- **Your goal**:
Go through the data below and gather each line containing "chart".

<<<<

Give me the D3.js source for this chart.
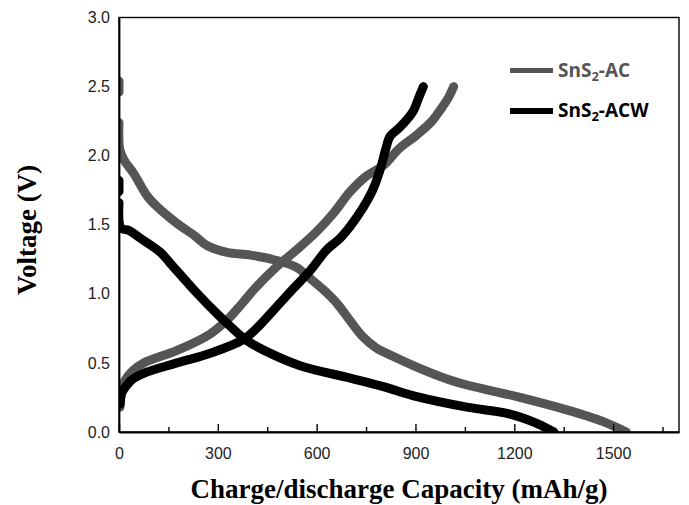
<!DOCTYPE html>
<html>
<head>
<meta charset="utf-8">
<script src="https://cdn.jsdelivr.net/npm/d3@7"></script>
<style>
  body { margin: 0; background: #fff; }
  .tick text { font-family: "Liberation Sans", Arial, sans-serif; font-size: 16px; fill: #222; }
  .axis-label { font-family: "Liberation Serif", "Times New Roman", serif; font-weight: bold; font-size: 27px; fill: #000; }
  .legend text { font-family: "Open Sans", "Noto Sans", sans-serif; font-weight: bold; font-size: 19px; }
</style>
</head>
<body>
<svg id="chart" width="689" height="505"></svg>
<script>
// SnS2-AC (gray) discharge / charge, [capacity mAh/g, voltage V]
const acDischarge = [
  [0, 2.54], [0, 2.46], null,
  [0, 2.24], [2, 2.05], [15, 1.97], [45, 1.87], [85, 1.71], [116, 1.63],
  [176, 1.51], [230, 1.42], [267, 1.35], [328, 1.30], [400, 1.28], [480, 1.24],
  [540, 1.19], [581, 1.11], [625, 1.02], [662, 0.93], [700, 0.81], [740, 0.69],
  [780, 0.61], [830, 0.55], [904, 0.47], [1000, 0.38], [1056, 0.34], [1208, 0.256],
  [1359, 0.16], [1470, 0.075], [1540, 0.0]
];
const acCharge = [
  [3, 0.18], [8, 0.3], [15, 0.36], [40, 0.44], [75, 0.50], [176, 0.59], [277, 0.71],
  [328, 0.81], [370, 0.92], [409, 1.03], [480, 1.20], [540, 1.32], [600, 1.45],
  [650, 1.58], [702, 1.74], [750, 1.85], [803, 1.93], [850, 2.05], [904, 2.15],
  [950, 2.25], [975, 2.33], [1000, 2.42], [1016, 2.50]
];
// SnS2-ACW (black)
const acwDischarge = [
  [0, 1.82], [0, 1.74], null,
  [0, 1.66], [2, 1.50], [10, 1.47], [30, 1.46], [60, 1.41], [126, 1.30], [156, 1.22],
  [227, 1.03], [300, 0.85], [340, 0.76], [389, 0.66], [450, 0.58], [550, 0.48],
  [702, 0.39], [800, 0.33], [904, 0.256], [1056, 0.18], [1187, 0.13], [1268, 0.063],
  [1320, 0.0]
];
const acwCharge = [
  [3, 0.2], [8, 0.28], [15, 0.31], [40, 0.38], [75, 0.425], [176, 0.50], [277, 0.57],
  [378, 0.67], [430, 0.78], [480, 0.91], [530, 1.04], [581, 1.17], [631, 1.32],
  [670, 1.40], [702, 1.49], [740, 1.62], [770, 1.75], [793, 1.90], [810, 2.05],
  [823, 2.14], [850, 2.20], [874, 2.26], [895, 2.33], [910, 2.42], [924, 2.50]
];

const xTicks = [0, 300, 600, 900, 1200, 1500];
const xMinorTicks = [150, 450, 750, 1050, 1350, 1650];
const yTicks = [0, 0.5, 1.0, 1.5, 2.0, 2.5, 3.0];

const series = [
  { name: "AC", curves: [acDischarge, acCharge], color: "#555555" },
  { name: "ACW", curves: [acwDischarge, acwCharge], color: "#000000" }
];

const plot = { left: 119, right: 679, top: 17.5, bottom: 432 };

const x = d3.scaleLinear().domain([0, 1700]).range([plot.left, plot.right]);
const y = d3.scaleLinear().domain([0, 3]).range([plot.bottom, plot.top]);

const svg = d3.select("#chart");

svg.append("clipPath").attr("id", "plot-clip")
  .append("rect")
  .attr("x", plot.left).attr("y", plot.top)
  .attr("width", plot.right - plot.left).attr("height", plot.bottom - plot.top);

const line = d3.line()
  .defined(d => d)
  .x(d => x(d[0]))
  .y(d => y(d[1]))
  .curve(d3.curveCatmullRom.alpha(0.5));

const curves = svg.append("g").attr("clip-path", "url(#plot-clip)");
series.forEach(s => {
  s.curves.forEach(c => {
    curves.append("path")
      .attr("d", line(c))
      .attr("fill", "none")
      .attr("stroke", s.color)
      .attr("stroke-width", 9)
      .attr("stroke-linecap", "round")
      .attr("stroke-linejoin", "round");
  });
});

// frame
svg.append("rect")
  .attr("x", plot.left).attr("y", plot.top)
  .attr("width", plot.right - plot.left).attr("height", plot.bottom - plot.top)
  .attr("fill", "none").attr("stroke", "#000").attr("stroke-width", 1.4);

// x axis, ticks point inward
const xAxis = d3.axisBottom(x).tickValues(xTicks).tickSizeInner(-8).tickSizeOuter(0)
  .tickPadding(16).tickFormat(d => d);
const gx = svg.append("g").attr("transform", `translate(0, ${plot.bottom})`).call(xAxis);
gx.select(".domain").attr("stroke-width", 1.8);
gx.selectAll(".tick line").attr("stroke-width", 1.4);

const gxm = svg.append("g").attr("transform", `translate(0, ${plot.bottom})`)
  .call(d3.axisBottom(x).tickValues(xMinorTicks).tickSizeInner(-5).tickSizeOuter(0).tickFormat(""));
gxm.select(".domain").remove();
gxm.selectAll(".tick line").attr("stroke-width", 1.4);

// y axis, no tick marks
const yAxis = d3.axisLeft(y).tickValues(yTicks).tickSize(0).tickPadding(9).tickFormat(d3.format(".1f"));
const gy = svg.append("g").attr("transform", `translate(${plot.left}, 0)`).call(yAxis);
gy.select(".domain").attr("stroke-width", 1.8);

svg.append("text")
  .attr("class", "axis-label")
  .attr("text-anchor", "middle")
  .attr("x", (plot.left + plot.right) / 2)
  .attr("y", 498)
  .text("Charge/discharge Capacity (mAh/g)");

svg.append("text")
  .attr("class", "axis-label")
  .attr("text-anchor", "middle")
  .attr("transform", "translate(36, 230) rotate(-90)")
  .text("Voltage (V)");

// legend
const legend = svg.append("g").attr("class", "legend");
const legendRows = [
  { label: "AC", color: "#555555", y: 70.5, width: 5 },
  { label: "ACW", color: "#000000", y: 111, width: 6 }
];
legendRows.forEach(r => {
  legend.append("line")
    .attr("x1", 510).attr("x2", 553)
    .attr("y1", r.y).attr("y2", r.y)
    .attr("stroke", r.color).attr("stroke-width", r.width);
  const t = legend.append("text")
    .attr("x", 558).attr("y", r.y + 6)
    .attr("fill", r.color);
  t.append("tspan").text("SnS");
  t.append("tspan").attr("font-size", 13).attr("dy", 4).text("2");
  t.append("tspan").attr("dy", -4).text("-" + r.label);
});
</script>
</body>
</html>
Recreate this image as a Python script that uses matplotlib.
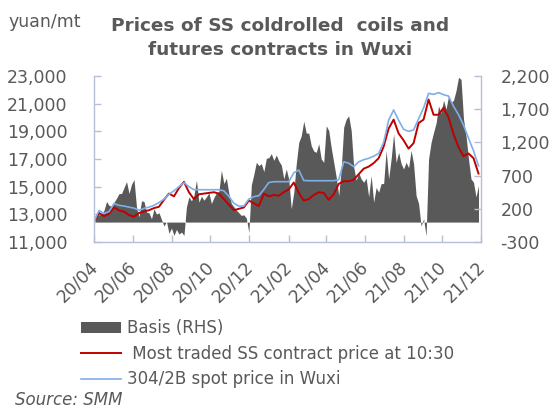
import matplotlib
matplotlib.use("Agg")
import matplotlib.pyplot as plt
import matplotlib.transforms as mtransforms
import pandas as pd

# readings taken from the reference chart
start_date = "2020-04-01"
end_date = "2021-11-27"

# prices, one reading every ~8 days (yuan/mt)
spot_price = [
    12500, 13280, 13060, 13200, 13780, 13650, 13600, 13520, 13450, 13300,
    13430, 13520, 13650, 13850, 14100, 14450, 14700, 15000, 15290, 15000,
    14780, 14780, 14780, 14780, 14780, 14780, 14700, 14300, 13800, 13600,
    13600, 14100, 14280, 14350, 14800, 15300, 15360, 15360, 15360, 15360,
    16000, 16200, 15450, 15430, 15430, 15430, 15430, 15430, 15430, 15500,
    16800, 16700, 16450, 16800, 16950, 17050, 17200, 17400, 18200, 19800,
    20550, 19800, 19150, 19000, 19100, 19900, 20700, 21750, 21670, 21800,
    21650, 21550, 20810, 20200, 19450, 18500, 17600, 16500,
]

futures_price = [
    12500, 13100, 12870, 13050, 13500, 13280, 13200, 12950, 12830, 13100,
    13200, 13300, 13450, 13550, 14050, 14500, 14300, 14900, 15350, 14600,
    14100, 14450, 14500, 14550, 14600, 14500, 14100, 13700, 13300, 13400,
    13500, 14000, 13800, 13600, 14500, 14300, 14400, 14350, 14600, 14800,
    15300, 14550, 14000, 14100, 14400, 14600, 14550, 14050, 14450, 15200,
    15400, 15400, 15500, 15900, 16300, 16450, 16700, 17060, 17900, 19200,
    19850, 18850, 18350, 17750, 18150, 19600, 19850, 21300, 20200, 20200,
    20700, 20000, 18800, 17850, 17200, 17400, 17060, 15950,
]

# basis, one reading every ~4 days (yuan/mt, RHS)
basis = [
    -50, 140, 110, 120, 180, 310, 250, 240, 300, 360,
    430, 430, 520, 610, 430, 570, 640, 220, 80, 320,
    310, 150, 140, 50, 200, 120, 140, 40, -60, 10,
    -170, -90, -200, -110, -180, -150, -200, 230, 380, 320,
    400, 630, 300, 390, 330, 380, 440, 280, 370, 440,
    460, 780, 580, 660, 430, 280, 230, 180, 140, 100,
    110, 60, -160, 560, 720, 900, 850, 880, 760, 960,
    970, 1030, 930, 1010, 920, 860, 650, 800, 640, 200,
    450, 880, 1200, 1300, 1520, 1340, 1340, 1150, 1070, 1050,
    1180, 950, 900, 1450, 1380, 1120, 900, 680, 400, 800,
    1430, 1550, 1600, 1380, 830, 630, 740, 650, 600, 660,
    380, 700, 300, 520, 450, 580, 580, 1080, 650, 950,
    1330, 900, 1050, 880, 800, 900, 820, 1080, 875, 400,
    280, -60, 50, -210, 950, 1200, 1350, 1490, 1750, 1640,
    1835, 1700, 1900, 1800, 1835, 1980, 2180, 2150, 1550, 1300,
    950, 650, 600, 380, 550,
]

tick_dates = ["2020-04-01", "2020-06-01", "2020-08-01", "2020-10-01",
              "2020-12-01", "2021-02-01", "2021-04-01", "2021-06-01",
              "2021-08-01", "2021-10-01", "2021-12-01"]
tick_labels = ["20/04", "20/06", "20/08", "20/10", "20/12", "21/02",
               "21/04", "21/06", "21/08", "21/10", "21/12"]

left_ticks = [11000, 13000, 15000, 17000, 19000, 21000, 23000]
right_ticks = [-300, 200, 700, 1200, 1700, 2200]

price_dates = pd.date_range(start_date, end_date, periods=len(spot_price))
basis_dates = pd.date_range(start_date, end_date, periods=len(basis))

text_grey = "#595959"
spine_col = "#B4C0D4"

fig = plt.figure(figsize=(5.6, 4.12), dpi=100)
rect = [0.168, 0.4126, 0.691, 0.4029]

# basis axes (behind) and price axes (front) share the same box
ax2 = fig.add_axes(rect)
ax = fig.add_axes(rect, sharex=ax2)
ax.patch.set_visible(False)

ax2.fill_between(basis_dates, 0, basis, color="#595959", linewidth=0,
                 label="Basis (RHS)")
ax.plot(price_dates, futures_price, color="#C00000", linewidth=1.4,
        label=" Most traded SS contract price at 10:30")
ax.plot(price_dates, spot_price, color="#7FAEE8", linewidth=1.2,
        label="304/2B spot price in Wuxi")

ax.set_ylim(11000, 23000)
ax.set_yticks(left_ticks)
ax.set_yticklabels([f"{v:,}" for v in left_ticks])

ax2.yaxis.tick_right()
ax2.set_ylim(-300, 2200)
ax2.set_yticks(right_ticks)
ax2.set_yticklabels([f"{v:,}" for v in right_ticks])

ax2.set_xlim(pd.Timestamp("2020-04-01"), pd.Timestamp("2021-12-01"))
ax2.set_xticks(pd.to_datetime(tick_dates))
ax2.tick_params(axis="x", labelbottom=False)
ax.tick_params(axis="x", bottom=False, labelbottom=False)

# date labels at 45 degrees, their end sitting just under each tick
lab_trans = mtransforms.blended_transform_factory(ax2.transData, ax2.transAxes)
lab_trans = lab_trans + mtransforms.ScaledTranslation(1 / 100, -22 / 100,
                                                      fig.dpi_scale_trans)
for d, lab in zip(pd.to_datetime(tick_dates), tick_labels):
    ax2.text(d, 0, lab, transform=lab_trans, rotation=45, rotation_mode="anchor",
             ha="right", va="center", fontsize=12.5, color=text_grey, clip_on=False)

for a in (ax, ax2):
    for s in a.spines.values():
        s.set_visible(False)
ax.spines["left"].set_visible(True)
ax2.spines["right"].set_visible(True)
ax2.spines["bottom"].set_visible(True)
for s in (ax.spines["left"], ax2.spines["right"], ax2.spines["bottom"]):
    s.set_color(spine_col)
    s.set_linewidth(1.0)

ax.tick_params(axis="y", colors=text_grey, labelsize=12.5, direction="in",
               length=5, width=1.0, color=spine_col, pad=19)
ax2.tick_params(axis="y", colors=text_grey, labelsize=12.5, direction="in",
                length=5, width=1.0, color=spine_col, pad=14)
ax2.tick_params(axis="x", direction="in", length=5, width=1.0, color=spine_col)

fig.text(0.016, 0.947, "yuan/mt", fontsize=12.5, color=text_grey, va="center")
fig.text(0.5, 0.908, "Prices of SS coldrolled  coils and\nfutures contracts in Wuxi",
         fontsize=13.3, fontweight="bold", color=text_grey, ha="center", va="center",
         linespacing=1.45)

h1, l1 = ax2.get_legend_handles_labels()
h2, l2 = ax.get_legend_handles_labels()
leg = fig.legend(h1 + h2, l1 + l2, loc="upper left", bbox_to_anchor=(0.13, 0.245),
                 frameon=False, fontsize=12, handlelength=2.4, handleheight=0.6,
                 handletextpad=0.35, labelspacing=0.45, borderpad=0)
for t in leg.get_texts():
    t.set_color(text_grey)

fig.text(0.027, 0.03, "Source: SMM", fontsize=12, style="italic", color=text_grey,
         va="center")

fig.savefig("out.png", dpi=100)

>>>>

- **Right answer**:
Give me the D3.js source for this chart.
<svg id="chart" width="689" height="505"></svg>
const svg = d3.select("#chart");
# readings taken from the reference chart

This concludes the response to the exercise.